-- START GIVEN ENTRIES --

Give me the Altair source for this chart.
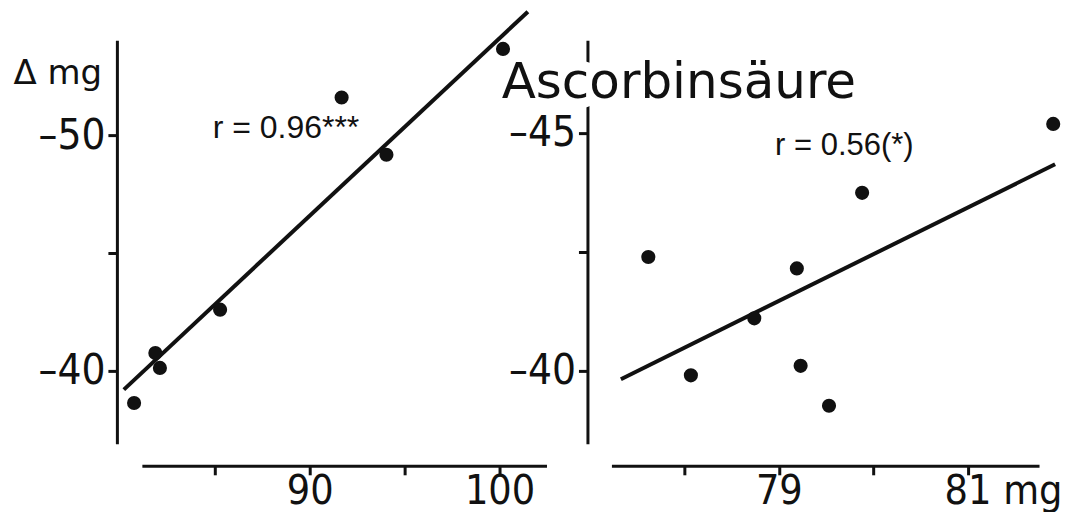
import altair as alt
import pandas as pd

# ---------------- values ----------------
# left panel
left_x = [80.75, 81.87, 82.11, 85.28, 91.68, 94.04, 100.18]
left_y = [-38.64, -40.76, -40.13, -42.60, -51.60, -49.17, -53.66]
left_fit_x = [80.21, 101.49]
left_fit_y = [-39.21, -55.24]
left_r_text = ["r = 0.96***"]
left_r_x = [84.89]
left_r_y = [-49.87]
left_x_ticks = [85, 90, 95, 100]
left_y_ticks = [-50, -45, -40]

# right panel
right_x = [77.62, 78.07, 78.74, 79.19, 79.23, 79.53, 79.88, 81.90]
right_y = [-42.39, -39.90, -41.10, -42.15, -40.10, -39.26, -43.74, -45.19]
right_fit_x = [77.33, 81.92]
right_fit_y = [-39.82, -44.34]
right_r_text = ["r = 0.56(*)"]
right_r_x = [78.96]
right_r_y = [-44.54]
right_x_ticks = [78, 79, 80, 81]
right_y_ticks = [-45, -42.5, -40]

title_text = ["Ascorbinsäure"]
title_x = [76.07]
title_y = [-45.73]

# ---------------- styling ----------------
INK = "#111111"
NARROW = "DejaVu Sans Condensed, Liberation Sans Narrow, Roboto, sans-serif"
common_axis = dict(grid=False, domainColor=INK, domainWidth=3, tickColor=INK,
                   tickWidth=3, labelColor=INK, labelFont=NARROW,
                   labelFlush=False, labelOverlap=False)


def x_enc(domain, ticks, label_expr, label_offset=0):
    return alt.X("x:Q",
                 scale=alt.Scale(domain=domain, nice=False, zero=False),
                 axis=alt.Axis(values=ticks, labelExpr=label_expr, title=None,
                               offset=22, tickSize=9, labelPadding=-3,
                               labelFontSize=41,
                               labelOffset=label_offset, **common_axis))


def y_enc(domain, ticks, label_expr, offset, title=None):
    if title is not None:
        extra = dict(title=title, titleAngle=0, titleAlign="left",
                     titleBaseline="alphabetic", titleX=-104, titleY=43,
                     titleFont="DejaVu Sans", titleFontSize=34,
                     titleFontWeight="normal", titleColor=INK)
    else:
        extra = dict(title=None)
    return alt.Y("y:Q",
                 scale=alt.Scale(domain=domain, nice=False, zero=False, reverse=True),
                 axis=alt.Axis(values=ticks, labelExpr=label_expr, offset=offset,
                               tickSize=9, labelPadding=3, labelBaseline="middle",
                               labelFontSize=42,
                               **extra, **common_axis))


DASH_EXPR = "replace(datum.label, '\u2212', '\u2013')"

# ---------------- left panel ----------------
lx = x_enc([81.16, 102.47], left_x_ticks,
           "datum.value % 10 == 0 ? datum.label : ''")
ly = y_enc([-54.03, -36.91], left_y_ticks,
           "datum.value == -45 ? '' : " + DASH_EXPR, 25, title="Δ mg")

left_pts = pd.DataFrame({"x": left_x, "y": left_y})
left_fit = pd.DataFrame({"x": left_fit_x, "y": left_fit_y})
left_txt = pd.DataFrame({"x": left_r_x, "y": left_r_y, "t": left_r_text})

left = alt.layer(
    alt.Chart(left_fit).mark_line(color=INK, strokeWidth=4, strokeCap="butt",
                                  strokeJoin="round")
    .encode(x=lx, y=ly),
    alt.Chart(left_pts).mark_circle(size=200, color=INK, opacity=1)
    .encode(x=lx, y=ly),
    alt.Chart(left_txt).mark_text(align="left", baseline="alphabetic",
                                  font="Liberation Sans", fontSize=32, color=INK)
    .encode(x=lx, y=ly, text="t:N"),
).properties(width=405, height=404)

# ---------------- right panel ----------------
rx = x_enc([77.23, 81.75], right_x_ticks,
           "datum.value == 79 ? '79' : datum.value == 81 ? '81 mg' : ''",
           label_offset={"condition": {"test": "datum.value == 81", "value": 35},
                         "value": 0})
ry = y_enc([-46.95, -38.46], right_y_ticks,
           "datum.value == -42.5 ? '' : " + DASH_EXPR, 24)

right_pts = pd.DataFrame({"x": right_x, "y": right_y})
right_fit = pd.DataFrame({"x": right_fit_x, "y": right_fit_y})
right_txt = pd.DataFrame({"x": right_r_x, "y": right_r_y, "t": right_r_text})
title_df = pd.DataFrame({"x": title_x, "y": title_y, "t": title_text})

right = alt.layer(
    alt.Chart(right_fit).mark_line(color=INK, strokeWidth=4, strokeCap="butt",
                                   strokeJoin="round")
    .encode(x=rx, y=ry),
    alt.Chart(right_pts).mark_circle(size=200, color=INK, opacity=1)
    .encode(x=rx, y=ry),
    alt.Chart(right_txt).mark_text(align="left", baseline="alphabetic",
                                   font="Liberation Sans", fontSize=31, color=INK)
    .encode(x=rx, y=ry, text="t:N"),
    alt.Chart(title_df).mark_text(align="left", baseline="alphabetic",
                                  font="DejaVu Sans", fontSize=50,
                                  fill="white", stroke="white", strokeWidth=20,
                                  strokeJoin="round")
    .encode(x=rx, y=ry, text="t:N"),
    alt.Chart(title_df).mark_text(align="left", baseline="alphabetic",
                                  font="DejaVu Sans", fontSize=50, fill=INK)
    .encode(x=rx, y=ry, text="t:N"),
).properties(width=428, height=404)

chart = (
    alt.hconcat(left, right, spacing=65, bounds="flush")
    .properties(padding={"left": 5, "top": 1, "right": 0, "bottom": 0},
                background="white")
    .configure_view(strokeWidth=0)
)

chart.save("out.html", embed_options={"renderer": "svg", "actions": False})
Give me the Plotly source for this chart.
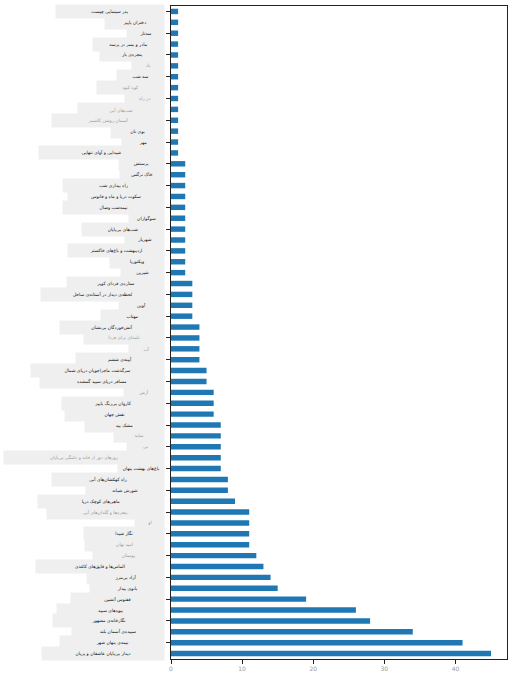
import plotly.graph_objects as go

# Data (top to bottom)
labels = [
    "پدر سینمایی چیست", "دختران پاییز", "سه‌تار", "مادر و پسر در پرسه", "پنجره‌ی باز",
    "باد", "سه شب", "کوه کبود", "در راه", "شب‌های آبی",
    "آسمان روشن کاشمر", "بوی نان", "مهر", "شیدایی و آوای تنهایی", "پرستش",
    "خاک نرگس", "راه بیداری شب", "سکوت دریا و ماه و فانوس", "نیمه‌شب وصال", "سوگواران",
    "شب‌های بی‌پایان", "شهریار", "اردیبهشت و باغ‌های خاکستر", "ویکتوریا", "شیرین",
    "ستاره‌ی فردای کویر", "لحظه‌ی دیدار در آستانه‌ی ساحل", "آوین", "مهتاب", "آتش‌خوردگان بی‌نشان",
    "نامه‌ای برای فردا", "آب", "آیینه‌ی ششم", "سرگذشت ماجراجویان دریای شمال", "مسافر دریای سپید گمشده",
    "آرش", "کاروان بی‌رنگ پاییز", "نقش جهان", "مشک بید", "سایه",
    "نی", "روزهای دور از خانه و دلتنگی بی‌پایان", "باغ‌های بهشت پنهان", "راه کهکشان‌های آبی", "شورش شبانه",
    "ماهی‌های کوچک دریا", "پنجره‌ها و گلدان‌های آبی", "او", "نگار شیدا", "امید نهان",
    "بوستان", "الماس‌ها و قایق‌های کاغذی", "آزاد بی‌مرز", "بانوی بیدار", "ققنوس آتشین",
    "بیوه‌های سپید", "نگارخانه‌ی مشهور", "سپیده‌ی آسمان بلند", "نیمه‌ی پنهان شهر", "دیدار بی‌پایان عاشقان و پریان",
]
counts = [
    1, 1, 1, 1, 1, 1, 1, 1, 1, 1, 1, 1, 1, 1,
    2, 2, 2, 2, 2, 2, 2, 2, 2, 2, 2,
    3, 3, 3, 3,
    4, 4, 4, 4,
    5, 5,
    6, 6, 6,
    7, 7, 7, 7, 7,
    8, 8,
    9,
    11, 11, 11, 11,
    12, 13, 14, 15, 19, 26, 28, 34, 41, 45,
]
x_ticks = [0, 10, 20, 30, 40]

# label box widths (px) and faded labels
box_w = [
    106, 57, 35, 69, 62, 30, 45, 65, 37, 84,
    110, 51, 40, 123, 43, 42, 99, 94, 99, 33,
    80, 37, 94, 52, 41, 95, 121, 43, 61, 102,
    78, 33, 86, 131, 122, 38, 100, 97, 77, 48,
    35, 158, 44, 110, 76, 124, 115, 27, 78, 77,
    69, 126, 75, 72, 91, 105, 109, 90, 102, 120,
]
faded = {5, 7, 8, 9, 10, 30, 31, 35, 39, 40, 41, 46, 47, 49, 50}

fig = go.Figure()
fig.add_trace(go.Bar(x=counts, y=labels, orientation='h', width=0.5,
                     marker=dict(color='#1f77b4', line=dict(width=0))))

for i, (lab, w) in enumerate(zip(labels, box_w)):
    fig.add_annotation(x=0, xref='paper', xanchor='right', xshift=-6,
                       y=lab, yref='y', text=lab, showarrow=False,
                       width=w, height=11, align='center', bgcolor='#efefef',
                       font=dict(family='DejaVu Sans', size=4.5,
                                 color='#9a9a9a' if i in faded else '#111111'))

fig.update_layout(
    width=512, height=683,
    margin=dict(l=171, r=5, t=6, b=24),
    plot_bgcolor='white', paper_bgcolor='white',
    showlegend=False,
)
fig.update_xaxes(range=[0, 47.25], tickvals=x_ticks, ticks='outside', ticklen=4,
                 tickcolor='#222', showgrid=False, zeroline=False, automargin=False,
                 showline=True, linecolor='#222', linewidth=1, mirror=True,
                 tickfont=dict(family='DejaVu Sans', size=6, color='#999'))
fig.update_yaxes(range=[59.5, -0.5], ticks='outside', ticklen=4, tickcolor='#222',
                 showticklabels=False, showgrid=False, zeroline=False, automargin=False,
                 showline=True, linecolor='#222', linewidth=1, mirror=True)

fig.write_html("out.html", config={'displayModeBar': False},
               post_script="document.body.style.margin='0';")
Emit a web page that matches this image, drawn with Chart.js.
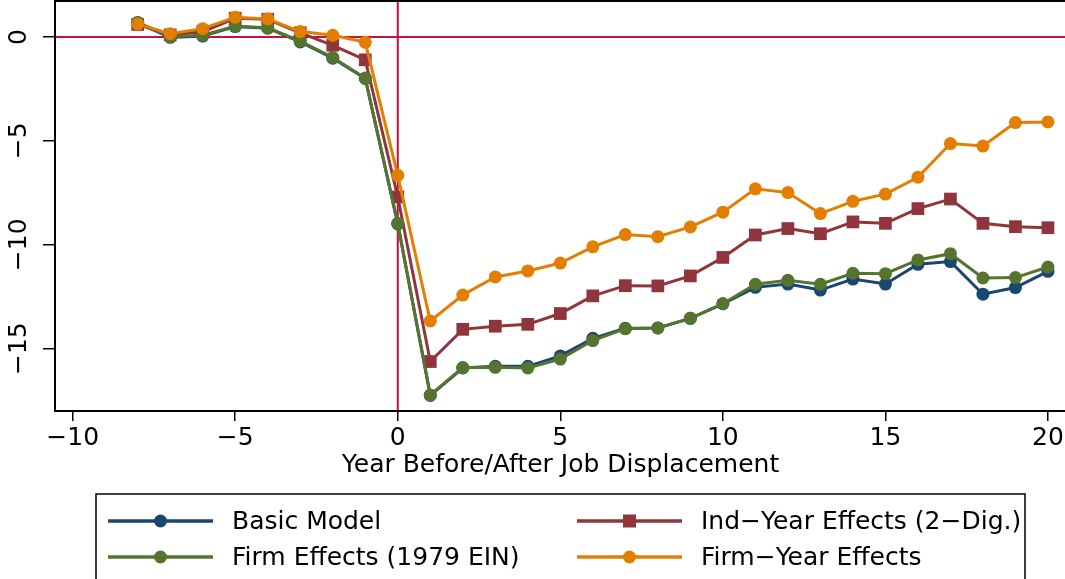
<!DOCTYPE html>
<html>
<head>
<meta charset="utf-8">
<script src="https://cdn.jsdelivr.net/npm/chart.js@4"></script>
<style>
  html, body { margin: 0; padding: 0; background: #fff; overflow: hidden; }
  /* chart.js keeps ~8px above the plot; pull the canvas up so the frame sits at the top edge */
  #wrap { width: 1075px; height: 587px; margin-top: -8px; position: relative; }
</style>
</head>
<body>
<div id="wrap"><canvas id="earnings-chart"></canvas></div>
<script>
// years relative to displacement
const years = [-8, -7, -6, -5, -4, -3, -2, -1, 0, 1, 2, 3, 4, 5, 6, 7, 8, 9, 10, 11, 12, 13, 14, 15, 16, 17, 18, 19, 20];

// series values
const basicModel = [0.68, -0.02, 0.04, 0.50, 0.42, -0.24, -1.02, -2.00, -9.00, -17.25, -15.93, -15.85, -15.85, -15.35, -14.50, -14.02, -14.00, -13.54, -12.84, -12.05, -11.89, -12.18, -11.65, -11.89, -10.94, -10.81, -12.38, -12.06, -11.28];
const indYearEffects = [0.60, 0.10, 0.25, 0.90, 0.85, 0.20, -0.40, -1.10, -7.70, -15.62, -14.07, -13.92, -13.83, -13.31, -12.46, -11.97, -11.98, -11.50, -10.61, -9.53, -9.22, -9.47, -8.90, -8.97, -8.26, -7.80, -8.97, -9.13, -9.18];
const firmEffects = [0.70, 0.02, 0.08, 0.52, 0.44, -0.20, -0.99, -1.98, -8.97, -17.23, -15.91, -15.90, -15.93, -15.50, -14.61, -14.04, -14.00, -13.54, -12.84, -11.90, -11.71, -11.90, -11.37, -11.39, -10.73, -10.43, -11.60, -11.58, -11.07];
const firmYearEffects = [0.62, 0.16, 0.40, 0.95, 0.87, 0.26, 0.08, -0.26, -6.66, -13.67, -12.42, -11.55, -11.26, -10.88, -10.10, -9.51, -9.61, -9.14, -8.43, -7.31, -7.49, -8.50, -7.91, -7.56, -6.75, -5.13, -5.25, -4.12, -4.09];

const seriesLabels = ["Basic Model", "Ind\u2212Year Effects (2\u2212Dig.)", "Firm Effects (1979 EIN)", "Firm\u2212Year Effects"];

// tick labels
const xTicks = [-10, -5, 0, 5, 10, 15, 20];
const yTicks = [-15, -10, -5, 0];

const FONT = "DejaVu Sans";
const refColor = "#c8103c";

function toPoints(vals) {
  return years.map((y, i) => ({ x: y, y: vals[i] }));
}

function minusSign(v) {
  return String(v).replace("-", "\u2212");
}

function noPad(axis) {
  axis.paddingLeft = 0;
  axis.paddingRight = 0;
  axis.paddingTop = 0;
  axis.paddingBottom = 0;
}

// red reference lines at x = 0 and y = 0, plus plot frame
const refLines = {
  id: "refLines",
  beforeDatasetsDraw(chart) {
    const { ctx, chartArea, scales } = chart;
    const x0 = scales.x.getPixelForValue(0);
    const y0 = scales.y.getPixelForValue(0);
    ctx.save();
    ctx.strokeStyle = refColor;
    ctx.lineWidth = 2;
    ctx.beginPath();
    ctx.moveTo(x0, chartArea.top);
    ctx.lineTo(x0, chartArea.bottom);
    ctx.moveTo(chartArea.left, y0);
    ctx.lineTo(chartArea.right, y0);
    ctx.stroke();
    ctx.restore();
  },
  afterDraw(chart) {
    const { ctx, chartArea } = chart;
    ctx.save();
    ctx.strokeStyle = "#000";
    ctx.lineWidth = 2;
    ctx.strokeRect(chartArea.left, chartArea.top, chartArea.right - chartArea.left, chartArea.bottom - chartArea.top);
    ctx.restore();
  }
};

// stata-like boxed legend, two columns (bottom edge runs off the page)
const boxLegend = {
  id: "boxLegend",
  afterDraw(chart) {
    const ctx = chart.ctx;
    const top = 502;
    const slots = [
      { x: 108, y: top + 27 },
      { x: 577, y: top + 27 },
      { x: 108, y: top + 63 },
      { x: 577, y: top + 63 }
    ];
    ctx.save();
    ctx.strokeStyle = "#000";
    ctx.lineWidth = 1.5;
    ctx.beginPath();
    ctx.moveTo(96, 700);
    ctx.lineTo(96, top);
    ctx.lineTo(1025, top);
    ctx.lineTo(1025, 700);
    ctx.stroke();
    chart.data.datasets.forEach((ds, i) => {
      const s = slots[i];
      ctx.strokeStyle = ds.borderColor;
      ctx.lineWidth = 3.5;
      ctx.beginPath();
      ctx.moveTo(s.x, s.y);
      ctx.lineTo(s.x + 105, s.y);
      ctx.stroke();
      ctx.fillStyle = ds.borderColor;
      ctx.beginPath();
      if (ds.pointStyle === "rect") {
        ctx.rect(s.x + 52.5 - 6.5, s.y - 6.5, 13, 13);
      } else {
        ctx.arc(s.x + 52.5, s.y, 6.5, 0, Math.PI * 2);
      }
      ctx.fill();
      ctx.fillStyle = "#000";
      ctx.font = "25px '" + FONT + "'";
      ctx.textBaseline = "middle";
      ctx.textAlign = "left";
      ctx.fillText(ds.label, s.x + 124, s.y + 1);
    });
    ctx.restore();
  }
};

function makeSet(label, vals, color, style, order) {
  return {
    label: label,
    data: toPoints(vals),
    borderColor: color,
    backgroundColor: color,
    borderWidth: 3,
    pointStyle: style,
    pointRadius: style === "rect" ? 9 : 6.5,
    pointBorderWidth: 0,
    pointBackgroundColor: color,
    tension: 0,
    order: order
  };
}

const ctx = document.getElementById("earnings-chart").getContext("2d");
new Chart(ctx, {
  type: "line",
  data: {
    datasets: [
      makeSet(seriesLabels[0], basicModel, "#1a476f", "circle", 3),
      makeSet(seriesLabels[1], indYearEffects, "#90353b", "rect", 2),
      makeSet(seriesLabels[2], firmEffects, "#55752f", "circle", 1),
      makeSet(seriesLabels[3], firmYearEffects, "#e37e00", "circle", 0)
    ]
  },
  options: {
    responsive: true,
    maintainAspectRatio: false,
    animation: false,
    events: [],
    layout: { padding: { top: 1, right: 0, bottom: 98, left: 0 } },
    plugins: {
      legend: { display: false },
      tooltip: { enabled: false }
    },
    scales: {
      x: {
        type: "linear",
        min: -10.544,
        max: 20.555,
        afterBuildTicks: (axis) => { axis.ticks = xTicks.map(v => ({ value: v })); },
        afterFit: (axis) => { axis.height = 70; noPad(axis); },
        border: { display: false },
        grid: { drawOnChartArea: false, color: "#000", lineWidth: 1.5, tickLength: 10 },
        ticks: {
          color: "#000",
          font: { family: FONT, size: 25 },
          padding: 2,
          maxRotation: 0,
          autoSkip: false,
          callback: (v) => minusSign(v)
        },
        title: {
          display: true,
          text: "Year Before/After Job Displacement",
          color: "#000",
          font: { family: FONT, size: 25 },
          padding: { top: 0, bottom: 1 }
        }
      },
      y: {
        type: "linear",
        min: -18,
        max: 1.73,
        afterBuildTicks: (axis) => { axis.ticks = yTicks.map(v => ({ value: v })); },
        afterFit: (axis) => { axis.width = 55; noPad(axis); },
        border: { display: false },
        grid: { drawOnChartArea: false, color: "#000", lineWidth: 1.5, tickLength: 12 },
        ticks: {
          color: "#000",
          font: { family: FONT, size: 25 },
          padding: -3,
          minRotation: 90,
          maxRotation: 90,
          crossAlign: "center",
          autoSkip: false,
          callback: (v) => minusSign(v)
        }
      }
    }
  },
  plugins: [refLines, boxLegend]
});
</script>
</body>
</html>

-- END GIVEN ENTRIES --

EXERCISE REQUIREMENTS
Every line from the one containing "Emit a web page" to the one containing "18, 19, 20];" should be output exactly, both ends included. Nothing else goes in, and no pictures either.

EXERCISE RESPONSE
Emit a web page that matches this image, drawn with Chart.js.
<!DOCTYPE html>
<html>
<head>
<meta charset="utf-8">
<script src="https://cdn.jsdelivr.net/npm/chart.js@4"></script>
<style>
  html, body { margin: 0; padding: 0; background: #fff; overflow: hidden; }
  /* chart.js keeps ~8px above the plot; pull the canvas up so the frame sits at the top edge */
  #wrap { width: 1075px; height: 587px; margin-top: -8px; position: relative; }
</style>
</head>
<body>
<div id="wrap"><canvas id="earnings-chart"></canvas></div>
<script>
// years relative to displacement
const years = [-8, -7, -6, -5, -4, -3, -2, -1, 0, 1, 2, 3, 4, 5, 6, 7, 8, 9, 10, 11, 12, 13, 14, 15, 16, 17, 18, 19, 20];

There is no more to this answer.